Les Chemins de croix ne sont donc qu’une application plus précise de ces exercices sur la Passion qui sont une part si importante de la piété des Mendiants. Mais il y en avait d’autres, et vous y prendrez sur le fait ce procédé de morcellement, cette spécialisation du culte à un objet et à une partie de l’objet, que je vous signalais tout à l’heure : c’est ce qu’on voit, par exemple, dans les confréries des Cinq-Plaies ou du Précieux Sang.

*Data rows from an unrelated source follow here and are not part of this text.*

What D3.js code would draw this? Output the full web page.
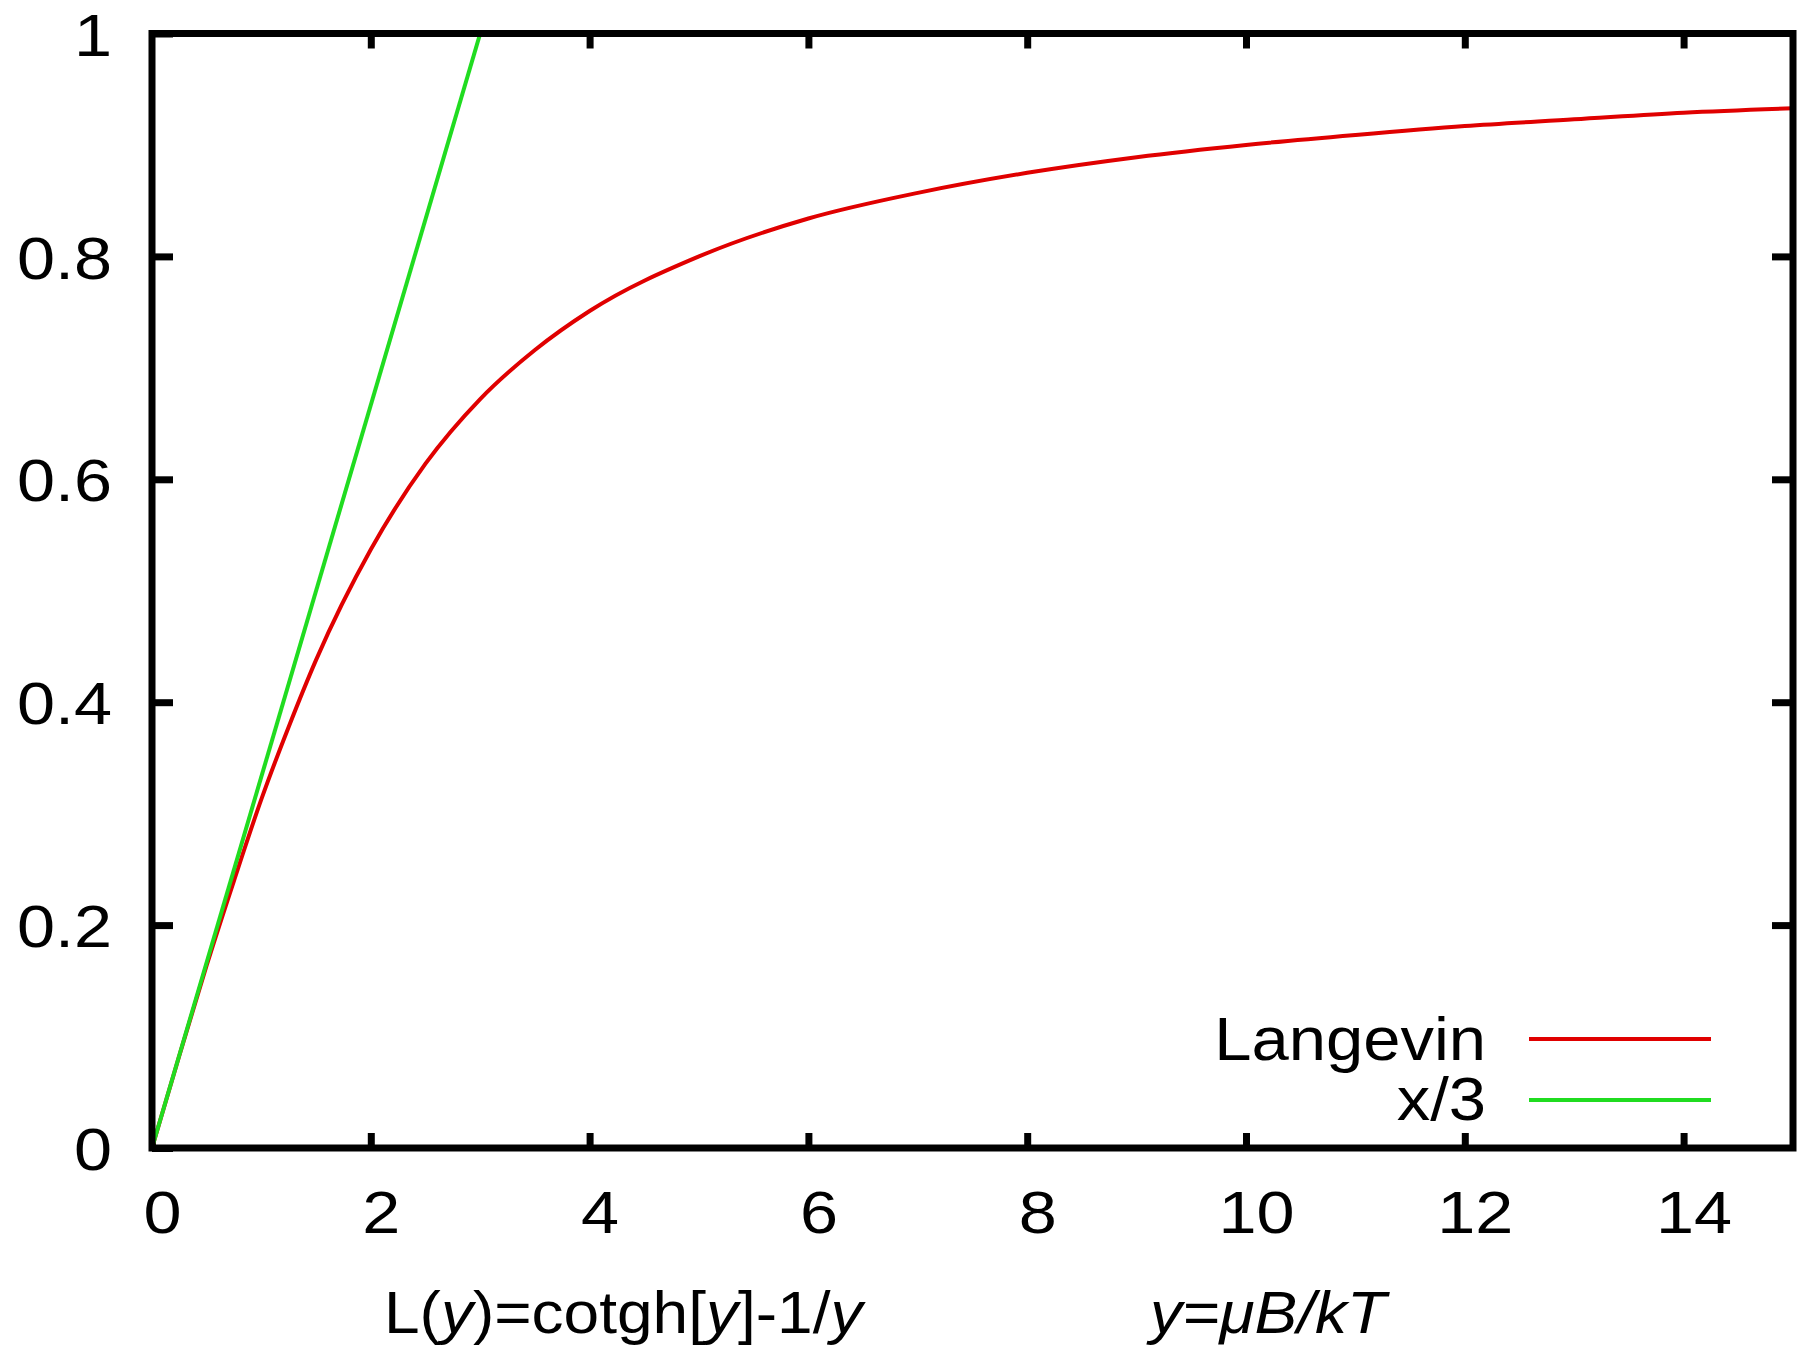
<!DOCTYPE html>
<html>
<head>
<meta charset="utf-8">
<script src="https://cdn.jsdelivr.net/npm/d3@7"></script>
<style>
  html, body { margin: 0; padding: 0; background: #fff; }
  text { font-family: "Liberation Sans", Arial, sans-serif; fill: #000; }
</style>
</head>
<body>
<div id="app"></div>
<script>
// values
const langevinX = [0, 0.25, 0.5, 0.75, 1, 1.25, 1.5, 2, 2.5, 3, 3.5, 4, 5, 6, 7, 8, 9, 10, 11, 12, 13, 14, 15];
const langevinY = [0, 0.083, 0.164, 0.240, 0.313, 0.378, 0.438, 0.537, 0.614, 0.672, 0.716, 0.751, 0.800, 0.834, 0.857, 0.875, 0.889, 0.900, 0.909, 0.917, 0.923, 0.929, 0.933];
const linearX = [0, 3];
const linearY = [0, 1];

const xTicks = [0, 2, 4, 6, 8, 10, 12, 14];
const yTicks = [0, 0.2, 0.4, 0.6, 0.8, 1];
const seriesNames = ["Langevin", "x/3"];
const seriesColors = ["#e00000", "#20dc20"];

const width = 1806, height = 1349;
const plotLeft = 152, plotRight = 1793, plotTop = 33.5, plotBottom = 1148;

const svg = d3.select("#app").append("svg")
  .attr("width", width)
  .attr("height", height);

svg.append("rect").attr("width", width).attr("height", height).attr("fill", "#fff");

const x = d3.scaleLinear().domain([0, 15]).range([plotLeft, plotRight]);
const y = d3.scaleLinear().domain([0, 1]).range([plotBottom, plotTop]);

// axes: ticks point inwards on all four sides
const fmt = d => d3.format("")(d);

const gB = svg.append("g").attr("transform", `translate(0,${plotBottom})`)
  .call(d3.axisBottom(x).tickValues(xTicks).tickSize(-15).tickSizeOuter(0).tickPadding(42).tickFormat(fmt));

const gT = svg.append("g").attr("transform", `translate(0,${plotTop})`)
  .call(d3.axisTop(x).tickValues(xTicks.slice(1)).tickSize(-15).tickSizeOuter(0).tickFormat(""));

const gL = svg.append("g").attr("transform", `translate(${plotLeft},0)`)
  .call(d3.axisLeft(y).tickValues(yTicks).tickSize(-21).tickSizeOuter(0).tickPadding(35).tickFormat(fmt));

const gR = svg.append("g").attr("transform", `translate(${plotRight},0)`)
  .call(d3.axisRight(y).tickValues(yTicks.slice(1, -1)).tickSize(-21).tickSizeOuter(0).tickFormat(""));

[gB, gT, gL, gR].forEach(g => {
  g.select(".domain").remove();
  g.selectAll(".tick line").attr("stroke", "#000").attr("stroke-width", 7);
  g.selectAll("text").attr("font-size", 60).attr("font-family", "Liberation Sans, Arial, sans-serif").attr("fill", "#000");
});
gB.selectAll("text").attr("transform", "translate(10,0) scale(1.14,1)");
gL.selectAll("text").attr("dy", "0.36em").attr("transform", "scale(1.14,1)");

// curves
svg.append("clipPath").attr("id", "plot")
  .append("rect").attr("x", plotLeft).attr("y", plotTop)
  .attr("width", plotRight - plotLeft).attr("height", plotBottom - plotTop);

const line = d3.line().x(d => x(d[0])).y(d => y(d[1])).curve(d3.curveMonotoneX);

svg.append("path")
  .datum(d3.zip(langevinX, langevinY))
  .attr("clip-path", "url(#plot)")
  .attr("fill", "none")
  .attr("stroke", seriesColors[0])
  .attr("stroke-width", 4)
  .attr("d", line);

svg.append("path")
  .datum(d3.zip(linearX, linearY))
  .attr("clip-path", "url(#plot)")
  .attr("fill", "none")
  .attr("stroke", seriesColors[1])
  .attr("stroke-width", 4)
  .attr("d", line);

// frame
svg.append("rect")
  .attr("x", plotLeft).attr("y", plotTop)
  .attr("width", plotRight - plotLeft).attr("height", plotBottom - plotTop)
  .attr("fill", "none")
  .attr("stroke", "#000")
  .attr("stroke-width", 7);

// legend
const legend = svg.append("g");
const rows = [1060, 1120];
const lineRows = [1039, 1100];
seriesNames.forEach((name, i) => {
  legend.append("text")
    .attr("transform", `translate(1486,${rows[i]}) scale(1.08,1)`)
    .attr("text-anchor", "end")
    .attr("font-size", 62)
    .text(name);
  legend.append("line")
    .attr("x1", 1529).attr("x2", 1711)
    .attr("y1", lineRows[i]).attr("y2", lineRows[i])
    .attr("stroke", seriesColors[i])
    .attr("stroke-width", 4);
});

// bottom formula labels
const f1 = svg.append("text")
  .attr("transform", "translate(384,1333) scale(1.067,1)")
  .attr("font-size", 60);
[["L(", false], ["y", true], [")=cotgh[", false], ["y", true], ["]-1/", false], ["y", true]].forEach(([t, it]) => {
  f1.append("tspan").attr("font-style", it ? "italic" : "normal").text(t);
});

svg.append("text")
  .attr("transform", "translate(1150,1333) scale(1.067,1)")
  .attr("font-size", 60)
  .attr("font-style", "italic")
  .text("y=μB/kT");
</script>
</body>
</html>
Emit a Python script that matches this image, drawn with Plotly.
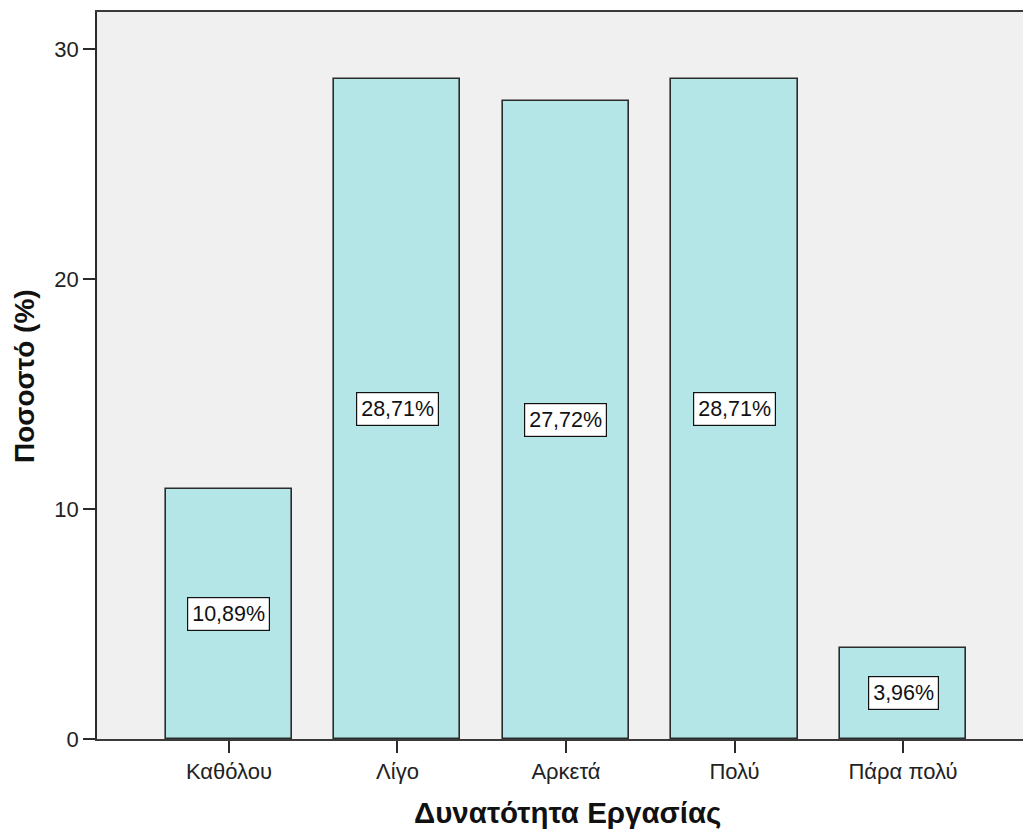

« Dans les cavernes de ses blessures je me cacherai, j’y vivrai blotti ; on ne pourra me chercher ailleurs ni me chasser de là… Je m’y ferai trois tabernacles, l’un dans ses mains, l’autre dans ses pieds, le troisième et le plus cher dans la plaie de son côté : là je veux reposer, dormir ; là sera ma seule nourriture, là toute ma lecture et toute mon oraison. » Ainsi s’exprime l’auteur du Stimulus amoris[2], et en combien de manières la mystique franciscaine n’a-t-elle pas développé ce thème ? De la Passion, en effet, il était naturel d’extraire, si je puis dire, tous les principes de souffrance ; on les énumérait, on les considérait à part et comme à l’état pur, on leur donnait enfin une espèce de réalité ou d’existence indépendantes. Les Plaies, les instruments, les emblèmes

  1. Chronique cistercienne de Bernard de Brito (Lisbonne, 1602, p. 463), citée dans Thurston, loc. cit., p. 23 et suiv.
  2. Stimulus amoris, édit. Quaracchi, 1905, p. 71. Ce petit traité, faussement attribué à saint Bonaventure, est l’ouvrage de Jacques de Milan. Cf. Douais, De l’auteur du Stimulus amoris, 1885 ; — Sbaralea, Suppl. ad Scriptores trium Ordinum S. Francisci, p. 161 et 334.